All Hallows churchyard conjures up memories of Johnny Eagle, a Romany strongman and magician dad used to take me to see. Festooned in chains, a talking parrot on his shoulder, Johnny worked the tourist crowds back in the 1960s and 70s, and I can almost hear him clanking the links of his ever-present prop through the now calming roar of traffic on Byward Street. At this time of night I could, if I felt so inclined, run across this street to my next destination, which is Seething Lane. But I don’t.

Instead I walk through the underpass which runs from just outside All Hallows to near the All Bar One pub on the opposite side of the road. It’s a dingy, smelly example of the species, completely without merit until you realise that the metal grilled door at the northern end leads down to an abandoned tube stop. The All Bar One building was Mark Lane station until 1967, when the new Tower Hill station was built. The underpass used to lead to the westbound platform. One platform remains and can still be seen from tube trains as they pass from Tower Hill to Monument. A fleeting ghost.

Emerging from the underpass, I make my way north along Seething Lane, heading for the building on the corner of Hart Street. This 12th-century Gothic church is St Olave’s, also known as the Norwegian Church, for the nationality of its patron saint.

Charles Dickens had another name for it: he called it “St Ghastly Grim”. A passionate London night-time walker, Dickens was thrilled by the sight of the triple-skull memento mori over the entrance to the churchyard. It can give you a bit of a jolt on a cold, dark night, especially when the streets are as empty and echoey as they are now.

Crossing Hart Street, I enter an alleyway between some heavily shuttered shops and climb a small set of stairs which lead to Fenchurch Street station on the right. Together with nearby Liverpool Street, this station is the gateway to Essex. Now silent, it still exudes a faint smell of the cigarette smoke that, pre-2007, wreathed it like a veil. Some rough sleepers in the shuttered doorways stir and turn over.

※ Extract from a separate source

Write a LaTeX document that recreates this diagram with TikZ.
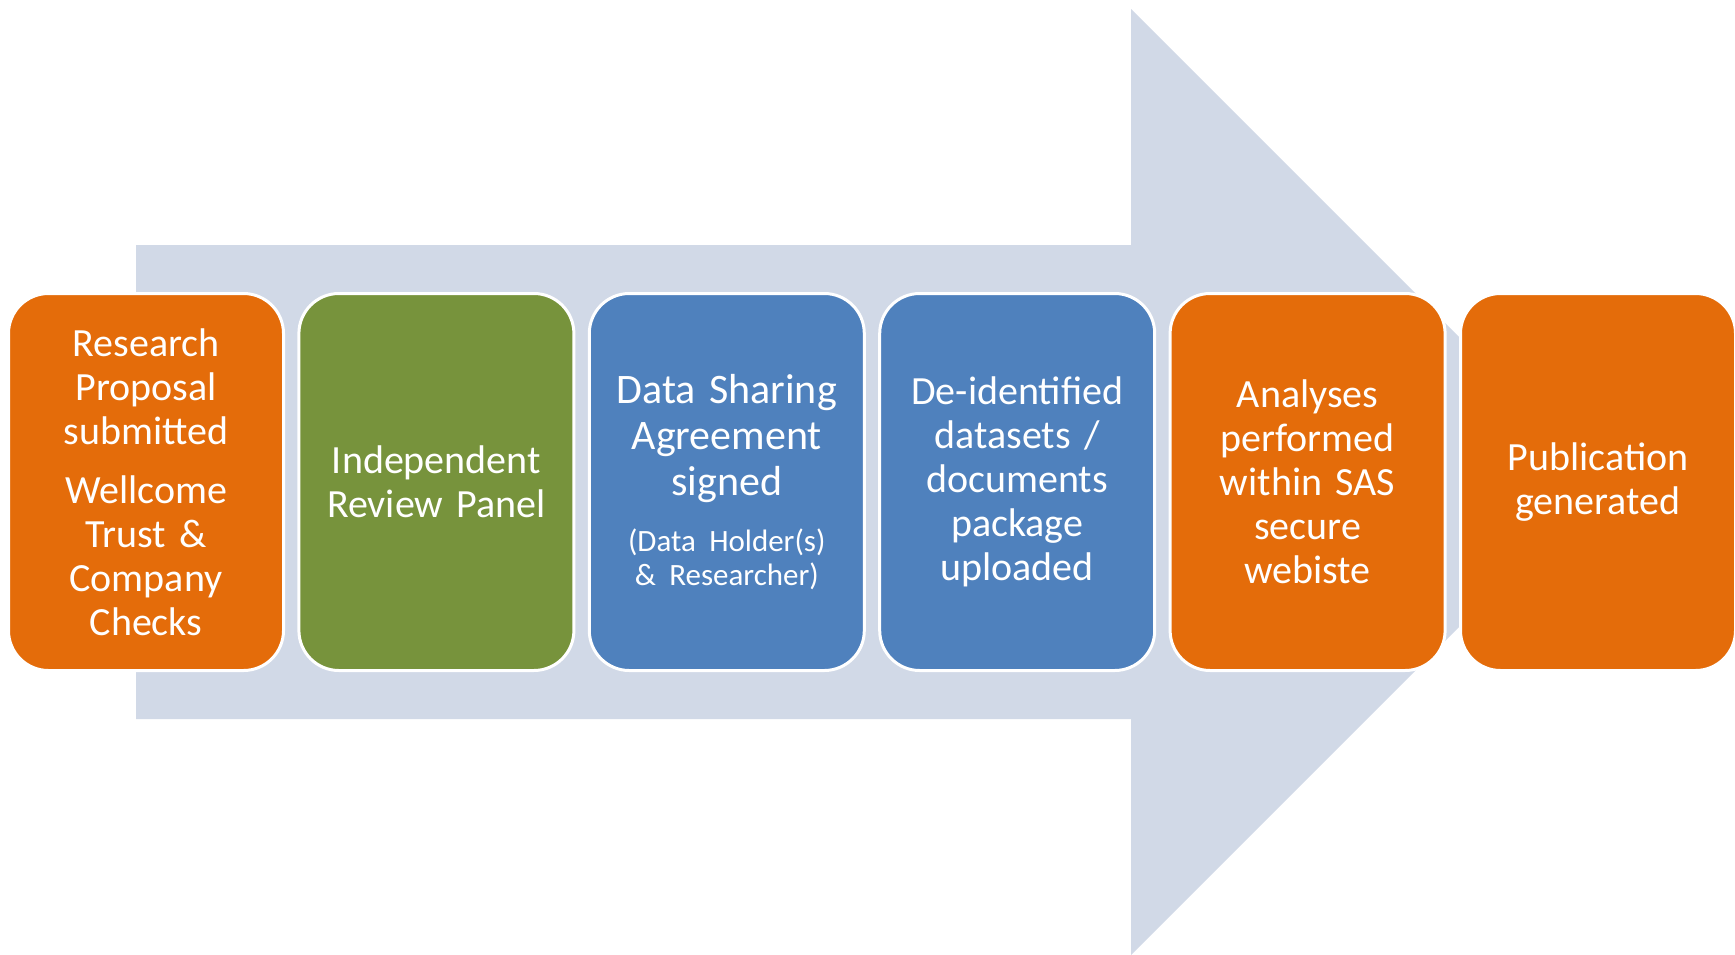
\documentclass[tikz,border=0pt]{standalone}
\usepackage{fontspec}
\setmainfont{Carlito}
\definecolor{stageorange}{HTML}{E46C0A}
\definecolor{stagegreen}{HTML}{77933C}
\definecolor{stageblue}{HTML}{4F81BD}
\definecolor{flowarrow}{HTML}{D1D9E7}
\tikzset{
    stage/.style={rectangle, rounded corners=20pt, draw=white, line width=1.5pt,
        minimum width=137.5pt, minimum height=188.5pt, inner sep=0pt,
        text width=134pt, align=center, text=white,
        font=\fontsize{20}{22}\selectfont},
}
\begin{document}
\begin{tikzpicture}[x=0.5pt,y=-0.5pt]
    \useasboundingbox (0,0) rectangle (1735,954);

    % big arrow behind the stages
    \fill[flowarrow] (136,245) -- (1131,245) -- (1131,9) -- (1604,482)
        -- (1131,955) -- (1131,719) -- (136,719) -- cycle;

    \node[stage, fill=stageorange] (research) at (146,482)
        {Research\\Proposal\\submitted\\[7.5pt]Wellcome\\Trust \&\\Company\\Checks};
    \node[stage, fill=stagegreen] (review) at (436.4,482)
        {Independent\\Review Panel};
    \node[stage, fill=stageblue] (agreement) at (726.8,482)
        {{\fontsize{21}{23.2}\selectfont Data Sharing\\Agreement\\signed\par}\vspace{11pt}%
         {\fontsize{15.5}{17}\selectfont (Data Holder(s)\\\& Researcher)\par}};
    \node[stage, fill=stageblue] (upload) at (1017.2,482)
        {De-identified\\datasets /\\documents\\package\\uploaded};
    \node[stage, fill=stageorange] (analyses) at (1307.6,482)
        {Analyses\\performed\\within SAS\\secure\\webiste};
    \node[stage, fill=stageorange] (publication) at (1598,482)
        {Publication\\generated};
\end{tikzpicture}
\end{document}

This is now the commercial heart of the City, and turning left on to Fenchurch Street amid the ghosts of insurance and reinsurance companies past and present, it’s easy to feel slightly haunted by the lack of activity.

At the end of Fenchurch Street, I turn right into Gracechurch Street, whose new iron-and-steel palaces of commerce block out the moon. I make a quick detour into the narrow cobblestone streets of Leadenhall Market, a celebration of ornate Victoriana that, almost two millennia earlier, was the site of Roman London’s basilica – its extensive civic and legal centre.

Continuing north to where Gracechurch Street morphs into Bishopsgate, I cross the road and head for the churchyard of St Botolph-without-Bishopsgate. Built in 1729, it was originally designed as a place where travellers might seek comfort just outside the City gates. But I’ve not come to see the church on this occasion. I’ve come to see a jewel.

At the back of the churchyard is a small building that looks as if it should be in Istanbul. A 19th-century, onion-domed former Turkish baths, it was built to resemble the Church of the Holy Sepulchre in Jerusalem – and it is magical. Even at night its turquoise tiles glow bright. And although it is no longer used as baths (it’s a restaurant), I know that the old structure still remains underground, like old Mark Lane station. A time capsule, first shown to me by a ghost.